## BEGIN DATA SECTION

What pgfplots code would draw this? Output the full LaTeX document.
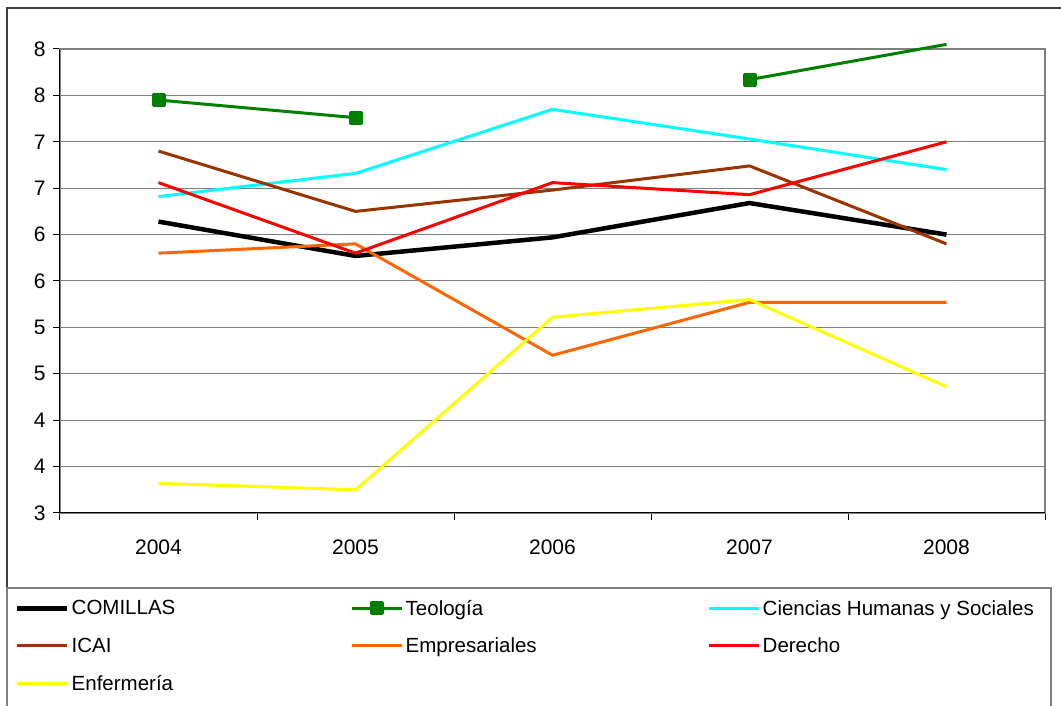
\documentclass[border=0pt]{standalone}
\usepackage{fontspec}
\setmainfont{Liberation Sans}
\usepackage{pgfplots}
\pgfplotsset{compat=1.18}
\definecolor{teo}{HTML}{008000}
\definecolor{chs}{HTML}{00FFFF}
\definecolor{icai}{HTML}{993300}
\definecolor{emp}{HTML}{FF6600}
\definecolor{der}{HTML}{FF0000}
\definecolor{enf}{HTML}{FFFF00}
\definecolor{grd}{HTML}{808080}
\begin{document}
\begin{tikzpicture}[x=1pt,y=1pt]
\useasboundingbox (0,0) rectangle (1061,706);
\fill[white] (0,0) rectangle (1061,706);
\draw[black!75, line width=2pt] (7,-10) -- (7,698) -- (1075,698);
\draw[grd, line width=1.5pt] (7,-10) -- (7,118) -- (1051,118) -- (1051,-10);
\begin{axis}[
  at={(60pt,193pt)}, anchor=south west,
  scale only axis, width=985pt, height=464pt,
  xmin=-0.5, xmax=4.5, ymin=3, ymax=8,
  clip=false,
  /pgf/number format/assume math mode=true,
  tick label style={font=\fontsize{21}{25}\selectfont},
  yticklabel style={xshift=-4pt},
  xtick={-0.5,0.5,1.5,2.5,3.5,4.5}, xticklabels={},
  extra x ticks={0,1,2,3,4},
  extra x tick labels={2004,2005,2006,2007,2008},
  extra x tick style={major tick length=0pt, xticklabel style={yshift=-23pt}},
  ytick={3,3.5,...,8}, yticklabels={3,4,4,5,5,6,6,7,7,8,8},
  ymajorgrids, major grid style={grd, line width=1pt},
  tick align=outside, xtick pos=bottom, ytick pos=left,
  major tick length=7pt, tick style={black, line width=1pt},
  axis line style={grd, line width=1.5pt},
  unbounded coords=jump,
  every axis plot/.append style={line join=round},
  legend columns=3,
  legend cell align=left,
  legend style={draw=none, fill=none, at={(axis description cs:-0.0487,-0.1786)}, anchor=north west,
    font=\fontsize{20.5}{24}\selectfont, row sep=17pt, column sep=0pt,
    nodes={inner sep=2pt}},
  legend image code/.code={\draw[#1] plot coordinates {(0pt,0pt) (25pt,0pt) (50pt,0pt)};},
]
\draw[black, line width=1pt] (rel axis cs:0,1) -- (rel axis cs:0,0) -- (rel axis cs:1,0);
\addplot[black, line width=4.5pt] coordinates {(0,6.14) (1,5.77) (2,5.97) (3,6.34) (4,6.00)};
\addlegendentry{\makebox[277pt][l]{COMILLAS}}
\addplot[teo, line width=3pt, forget plot] coordinates {(3,7.67) (4,8.05)};
\addplot[teo, line width=3pt, mark=square*, mark size=5.5pt, mark options={solid, fill=teo}, legend image post style={mark indices={2}}] coordinates {(0,7.45) (1,7.26) (2,nan) (3,7.67)};
\addlegendentry{\makebox[300pt][l]{Teología}}
\addplot[chs, line width=3pt] coordinates {(0,6.41) (1,6.66) (2,7.35) (3,7.03) (4,6.70)};
\addlegendentry{Ciencias Humanas y Sociales}
\addplot[icai, line width=3pt] coordinates {(0,6.90) (1,6.25) (2,6.48) (3,6.74) (4,5.90)};
\addlegendentry{\makebox[277pt][l]{ICAI}}
\addplot[emp, line width=3pt] coordinates {(0,5.80) (1,5.90) (2,4.70) (3,5.27) (4,5.27)};
\addlegendentry{\makebox[300pt][l]{Empresariales}}
\addplot[der, line width=3pt] coordinates {(0,6.56) (1,5.80) (2,6.56) (3,6.43) (4,7.00)};
\addlegendentry{Derecho}
\addplot[enf, line width=3pt] coordinates {(0,3.32) (1,3.25) (2,5.11) (3,5.30) (4,4.36)};
\addlegendentry{Enfermería}
\end{axis}
\end{tikzpicture}
\end{document}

## END DATA SECTION

_OBJECTIVE:_ Extract the full listing exactly, with the pictures left out.

_REPLY TO THE TASK:_
What pgfplots code would draw this? Output the full LaTeX document.
\documentclass[border=0pt]{standalone}
\usepackage{fontspec}
\setmainfont{Liberation Sans}
\usepackage{pgfplots}
\pgfplotsset{compat=1.18}
\definecolor{teo}{HTML}{008000}
\definecolor{chs}{HTML}{00FFFF}
\definecolor{icai}{HTML}{993300}
\definecolor{emp}{HTML}{FF6600}
\definecolor{der}{HTML}{FF0000}
\definecolor{enf}{HTML}{FFFF00}
\definecolor{grd}{HTML}{808080}
\begin{document}
\begin{tikzpicture}[x=1pt,y=1pt]
\useasboundingbox (0,0) rectangle (1061,706);
\fill[white] (0,0) rectangle (1061,706);
\draw[black!75, line width=2pt] (7,-10) -- (7,698) -- (1075,698);
\draw[grd, line width=1.5pt] (7,-10) -- (7,118) -- (1051,118) -- (1051,-10);
\begin{axis}[
  at={(60pt,193pt)}, anchor=south west,
  scale only axis, width=985pt, height=464pt,
  xmin=-0.5, xmax=4.5, ymin=3, ymax=8,
  clip=false,
  /pgf/number format/assume math mode=true,
  tick label style={font=\fontsize{21}{25}\selectfont},
  yticklabel style={xshift=-4pt},
  xtick={-0.5,0.5,1.5,2.5,3.5,4.5}, xticklabels={},
  extra x ticks={0,1,2,3,4},
  extra x tick labels={2004,2005,2006,2007,2008},
  extra x tick style={major tick length=0pt, xticklabel style={yshift=-23pt}},
  ytick={3,3.5,...,8}, yticklabels={3,4,4,5,5,6,6,7,7,8,8},
  ymajorgrids, major grid style={grd, line width=1pt},
  tick align=outside, xtick pos=bottom, ytick pos=left,
  major tick length=7pt, tick style={black, line width=1pt},
  axis line style={grd, line width=1.5pt},
  unbounded coords=jump,
  every axis plot/.append style={line join=round},
  legend columns=3,
  legend cell align=left,
  legend style={draw=none, fill=none, at={(axis description cs:-0.0487,-0.1786)}, anchor=north west,
    font=\fontsize{20.5}{24}\selectfont, row sep=17pt, column sep=0pt,
    nodes={inner sep=2pt}},
  legend image code/.code={\draw[#1] plot coordinates {(0pt,0pt) (25pt,0pt) (50pt,0pt)};},
]
\draw[black, line width=1pt] (rel axis cs:0,1) -- (rel axis cs:0,0) -- (rel axis cs:1,0);
\addplot[black, line width=4.5pt] coordinates {(0,6.14) (1,5.77) (2,5.97) (3,6.34) (4,6.00)};
\addlegendentry{\makebox[277pt][l]{COMILLAS}}
\addplot[teo, line width=3pt, forget plot] coordinates {(3,7.67) (4,8.05)};
\addplot[teo, line width=3pt, mark=square*, mark size=5.5pt, mark options={solid, fill=teo}, legend image post style={mark indices={2}}] coordinates {(0,7.45) (1,7.26) (2,nan) (3,7.67)};
\addlegendentry{\makebox[300pt][l]{Teología}}
\addplot[chs, line width=3pt] coordinates {(0,6.41) (1,6.66) (2,7.35) (3,7.03) (4,6.70)};
\addlegendentry{Ciencias Humanas y Sociales}
\addplot[icai, line width=3pt] coordinates {(0,6.90) (1,6.25) (2,6.48) (3,6.74) (4,5.90)};
\addlegendentry{\makebox[277pt][l]{ICAI}}
\addplot[emp, line width=3pt] coordinates {(0,5.80) (1,5.90) (2,4.70) (3,5.27) (4,5.27)};
\addlegendentry{\makebox[300pt][l]{Empresariales}}
\addplot[der, line width=3pt] coordinates {(0,6.56) (1,5.80) (2,6.56) (3,6.43) (4,7.00)};
\addlegendentry{Derecho}
\addplot[enf, line width=3pt] coordinates {(0,3.32) (1,3.25) (2,5.11) (3,5.30) (4,4.36)};
\addlegendentry{Enfermería}
\end{axis}
\end{tikzpicture}
\end{document}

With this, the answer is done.